Credit’s demise has been greatly exaggerated
- Amongst risk assets, credit markets have continued to enjoy a positive backdrop – and we believe this looks set to persist in
- the near term.
- We expect lagging Euro Investment Grade spreads to catch up, in the wake of European Central Bank policy, stronger balance sheets and government bond curve dynamics.
- The tightening in US lending standards has pushed US default forecasts higher – for now.
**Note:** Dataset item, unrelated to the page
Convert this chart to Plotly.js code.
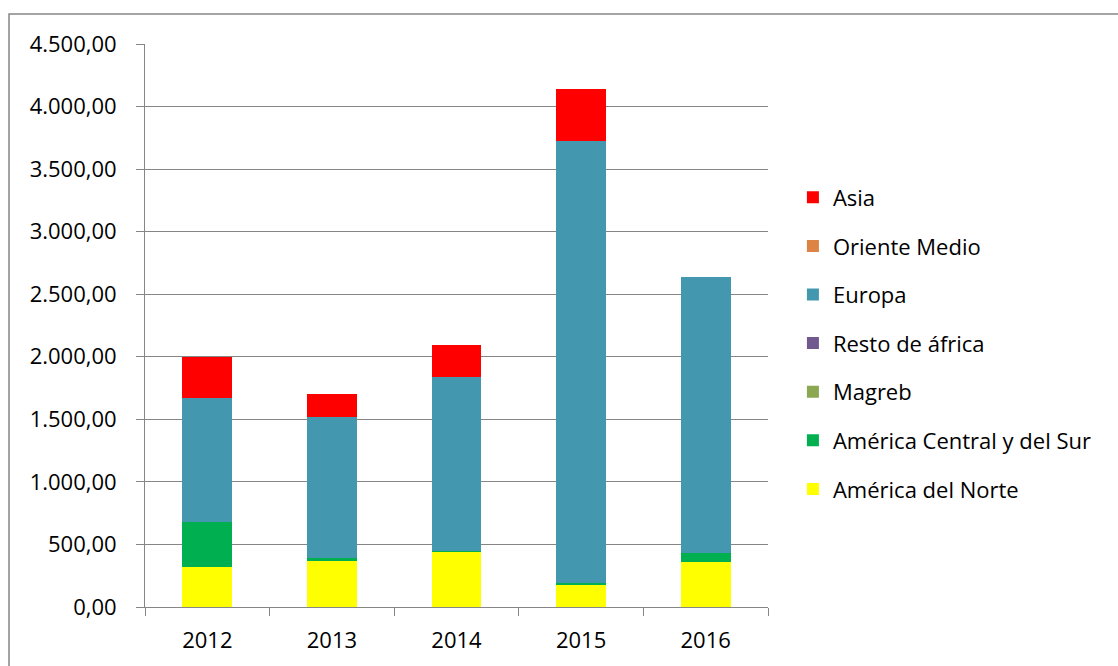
<!DOCTYPE html>
<html>
<head>
<meta charset="utf-8">
<script src="https://cdn.plot.ly/plotly-3.0.1.min.js"></script>
<style>
  html, body { margin: 0; padding: 0; background: #fff; }
  #chart { width: 1118px; height: 666px; }
</style>
</head>
<body>
<div id="chart"></div>
<script>
const years = ['2012', '2013', '2014', '2015', '2016'];

const americaNorte   = [320, 365, 440, 179, 360];
const americaCentral = [360, 30, 4, 15, 72];
const magreb         = [0, 0, 0, 0, 0];
const restoAfrica    = [0, 0, 0, 0, 0];
const europa         = [992, 1125, 1392, 3528, 2203];
const orienteMedio   = [0, 0, 0, 0, 0];
const asia           = [328, 184, 262, 416, 0];

const seriesNames  = ['América del Norte', 'América Central y del Sur', 'Magreb', 'Resto de áfrica', 'Europa', 'Oriente Medio', 'Asia'];
const seriesValues = [americaNorte, americaCentral, magreb, restoAfrica, europa, orienteMedio, asia];
const seriesColors = ['#FFFF00', '#00B050', '#8BA752', '#71588F', '#4398B0', '#DD8444', '#FF0000'];

const FONT = 'Open Sans, Noto Sans, sans-serif';
const FS = 22;

const traces = seriesNames.map((name, i) => ({
  type: 'bar',
  name: name,
  x: years,
  y: seriesValues[i],
  legendgroup: 'g' + i,
  legendrank: seriesNames.length - i,
  marker: { color: seriesColors[i], line: { width: 0 } },
  hoverinfo: 'x+y+name'
}));

const layout = {
  width: 1118,
  height: 666,
  margin: { l: 145, r: 350, t: 44, b: 59 },
  paper_bgcolor: '#ffffff',
  plot_bgcolor: '#ffffff',
  barmode: 'stack',
  bargap: 0.6,
  separators: ',.',
  font: { family: FONT, size: FS, color: '#000000' },
  xaxis: {
    type: 'category',
    showgrid: false,
    showline: true,
    linecolor: '#868686',
    linewidth: 1,
    ticks: 'outside',
    tickson: 'boundaries',
    ticklen: 8,
    tickcolor: '#868686',
    ticklabelstandoff: 14,
    tickfont: { family: FONT, size: FS, color: '#000' },
    zeroline: false
  },
  yaxis: {
    range: [0, 4500],
    dtick: 500,
    tick0: 0,
    tickformat: ',.2f',
    showgrid: true,
    gridcolor: '#868686',
    gridwidth: 1,
    showline: true,
    linecolor: '#868686',
    linewidth: 1,
    ticks: 'outside',
    ticklen: 8,
    tickcolor: '#868686',
    ticklabelstandoff: 15,
    tickfont: { family: FONT, size: FS, color: '#000' },
    zeroline: false
  },
  legend: {
    x: 1.04,
    xanchor: 'left',
    y: 0.468,
    yanchor: 'middle',
    traceorder: 'grouped',
    tracegroupgap: 17,
    font: { family: FONT, size: FS, color: '#000' },
    bgcolor: 'rgba(0,0,0,0)',
    borderwidth: 0
  },
  showlegend: true,
  shapes: [
    {
      type: 'path',
      xref: 'paper', yref: 'paper',
      path: 'M 1.8 1.0533 L -0.2183 1.0533 L -0.2183 -0.2',
      line: { color: '#868686', width: 1.5 }
    }
  ]
};

Plotly.newPlot('chart', traces, layout, { displayModeBar: false, staticPlot: true });
</script>
</body>
</html>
Credit’s strong rebound continues
Amongst risk assets, credit markets have continued to enjoy a positive backdrop – in January they registered strong, and in certain cases, record-breaking returns. Not for the first time in the past few quarters, US High Yield (HY) has led the pack. So far this year, it has posted a total return of 5.3% and regained the October 2018 watermark. Global HY has clocked in 4.5% over the same period and Global Investment Grade (IG) a very respectable 2%. US HY excess returns for January were the strongest since March 2016, as spreads have mirrored and exceeded the rebound in the oil price. We believe the positive backdrop for spreads looks set to persist near term, especially if a second US government shutdown is avoided, and if US-China trade talks do not get derailed. Equally, given the strength of the rally in certain markets, like US HY, some short-term consolidation should be expected.